COMMENTARY: Central Florida perfect fit for SEC

— The other day, Bill Hancock, the executive director and head propagandist for the Bowl Championship Series, rambled on ... and on ... and on about how fair and equitable college football is under his beloved BCS system.

He pretty much told the hundreds of writers and broadcasters assembled at SEC media days that the BCS is responsible for everything that is good about college football from the popularity to the passion to the pageantry.

“Why monkey with it?” Hancock said of college football’s controversial and corrupt format.

Why?

Here’s why?

Because Vanderbilt is in the SEC.

And the University of Central Florida is not.

Can anybody logically explain this? Can anybody tell us why Central Florida, a thriving, up-and-coming program committed to building a big-time football program, is stuck in Conference USA while Vanderbilt - just because it was fortunate enough to join a major conference during the Great Depression - still gets to reap the financial and ancillary benefits of being in the SEC?

Just out of curiosity, I wanted to see what Vanderbilt’s interim football coach, Robbie Caldwell, would say when I asked him if his university could consistently compete in the SEC and if, in fact, a university built on academic brains is a good fit in a conference built on athletic brawn.

Caldwell predictably answered, “Yes, on both questions.”

“You can do both,” he said. “You can be a great student and you can be a great football player. That is our belief.”

It should be noted that Caldwell used to work on the insemination crew at a turkey farm. Somewhere along the line, he obviously left his sense of reality inside an impregnated Butterball.

The fact is, Vanderbilt doesn’t belong and cannot compete in the SEC. In 78 years in the league, Vandy has never won a league title. The Commodores have been to only four bowl games in their history and had only four winning seasons in the past 50 years.

“I would agree with you,” said one official from an SEC school who preferred to remain anonymous. “I think a school like UCF has more potential and upside than a couple of the schools we have in our league.”

To me, there is no bigger inequity in college football than this: Why are Vanderbilt and Mississippi State in the SEC? Why is Iowa State in the Big 12? Why is Washington State in the Pac-10? What have these schools ever done to earn their spot in a big-time athletic league except for being in the right place at the right time nearly 100 years ago?

Nothing is the same as it was 100 years ago. Telegraphs have given way to text messages. Phonographs have given way to iPods. Things change. Populations shift. Universities like UCF that that weren’t even in existence in 1932 when the SEC was formed are now thriving schools in big cities with enormous resources.

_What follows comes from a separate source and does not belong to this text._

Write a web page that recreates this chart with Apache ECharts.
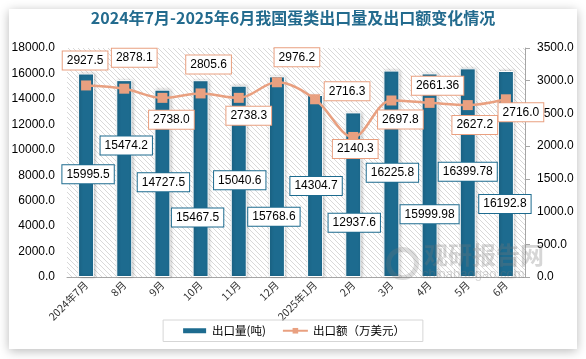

Let’s face it, Vanderbilt is not an SEC school; it is an Ivy League school. And is there any question that UCF, if given the financial resources and exposure of the SEC, would be much more competitiveand committed to athletics than Vanderbilt is?

Vanderbilt doesn’t even have an athletic department or an athletic director. Even now, UCF has a bigger stadium and better football facilities than Vandy. It has a larger TV market, a bigger enrollment, a more fruitful recruiting area and a more diverse alumni base. UCF is currently the third-biggest university in the country, located in the 19th-ranked TV market in the nation.

Still, UCF finds itself locked out of the BCS simply because it wasn’t born into a big-money conference when college football leagues began forming a century ago.

Can you imagine the outcry if the rest of American society was like college football and based its hierarchy on the power structure that was in place 100 years ago?

“Why monkey with the BCS?” Bill Hancock wonders.

Because it is un-American, that’s why.

This is a country where we are supposed to be rewarded on the current caliber of our commitment, not the privileged partisanship of our past.